The focus of her excitement now is in anticipation of her scheduled soloist performance of Claude Champagne’s piano concerto with the Toronto Symphony Orchestra and maestro Victor Feldbrill on Oct. 21 and 22, 2017, at Roy Thomson Hall. Curated by Feldbrill and called With Glowing Hearts, the program explores Canada’s rich history of classical composers.

“The concerto I’m playing was written in 1948 and it’s wonderful,” says Quilico, who’s performed more than 35 concertos. “I get to do flashy stuff, and romantic stuff, and it’s nice to be able to play music that reflects that era of Canadian music. I love all music, but I really love playing concerto. I get a real high with an orchestra.”

The concerts also bring together two of the most respected champions of Canadian contemporary composers: Feldbrill and Quilico, who has premiered more than 150 contemporary pieces, including the work of such renowned Canadian SOCAN member composers as Violet Archer and John Weinzweig. That devotion earned her the 2007 Friends of Canadian Music Award from the Canadian Music Centre (CMC) and the Canadian League of Composers. And in 2010 she received the inaugural Harry Freedman Recording Award for composers as a co-recipient with composer Constantine Caravassilis. “I’ve wanted to support Canadian music because there are so many wonderful composers who get lost by the wayside,” says Quilico, who’s been especially recognized for her virtuosity in interpreting challenging contemporary compositions.

PULL QUOTE: ““I’ve wanted to support Canadian music because there are so many wonderful composers.”

In turn, Canadian composers have been so taken with her interpretation of their works that many, including SOCAN members Mott, Larysa Kuzmenko, Steven Gellman and Heather Schmidt, have written music specifically for her. The late Ann Southam, known for her minimalist style, was another composer who trusted Quilico profoundly with her compositions. “I really fought to have her music in the beginning, because music has its flavour of the year and at the time, and in the 1980s the flavour wasn’t minimalist,” said Quilico. The two first collaborated in 1982 when Southam asked Petrowska Quilico to do a demo recording of Rivers. “I found it quite slow,” said Quilico. “I was seven or eight months pregnant at the time, so I figured she wouldn’t yell at a pregnant lady.
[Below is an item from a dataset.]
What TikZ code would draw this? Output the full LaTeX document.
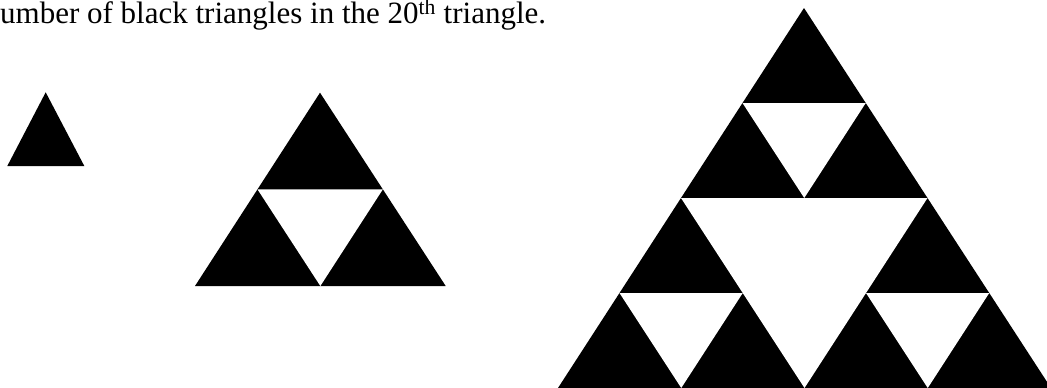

I called her and said, ‘You know, I’ve changed your stuff around quite a bit.’ She said, ‘Well, let me hear it.’ She just loved it and said ‘You can do whatever you want with my music.’”

The two developed a 30-year friendship and collaboration. In 2018, Quilico will be releasing an album of Southam’s early work. “There are some really neat surprises that are going to happen on that album, and it shows the wealth of her creativity,” says Quilico – who, between teaching, performing, and recording, keeps a hectic schedule.

As of September 2017, Quilico had already performed more than half-a-dozen-times in the year, including a recital featuring the solo piano works by her late first husband, Michel-Georges Brégent, at the 50th anniversary celebration of Montréal’s Société de Musique Contemporaine du Québec. She released Worlds Apart, a double-album recording celebrating Canadian composers. She’ll also give a concert of solos by women composers for Winnipeg’s Groundswell series, Global Sirens, on November 28, 2017.  And she’s working with David Jaeger, who’s setting to music a selection of poems she wrote in her youth.

It turns out the child prodigy was also a talented poet, whose work was published in the New York Times. “I did speak to one of the editors, who said, ‘You have to make up your mind. I love your writing, but if you go into writing, then you can’t also be a concert pianist,’” she says.

Luckily for Canadian composers and the classical music genre, Quilico chose to be a concert pianist. “I found playing was really easy so I just went along with it,” she says. “Music is sound and emotion and there are no boundaries. It’s always changing. I like it. It gives me a sense of adventure.”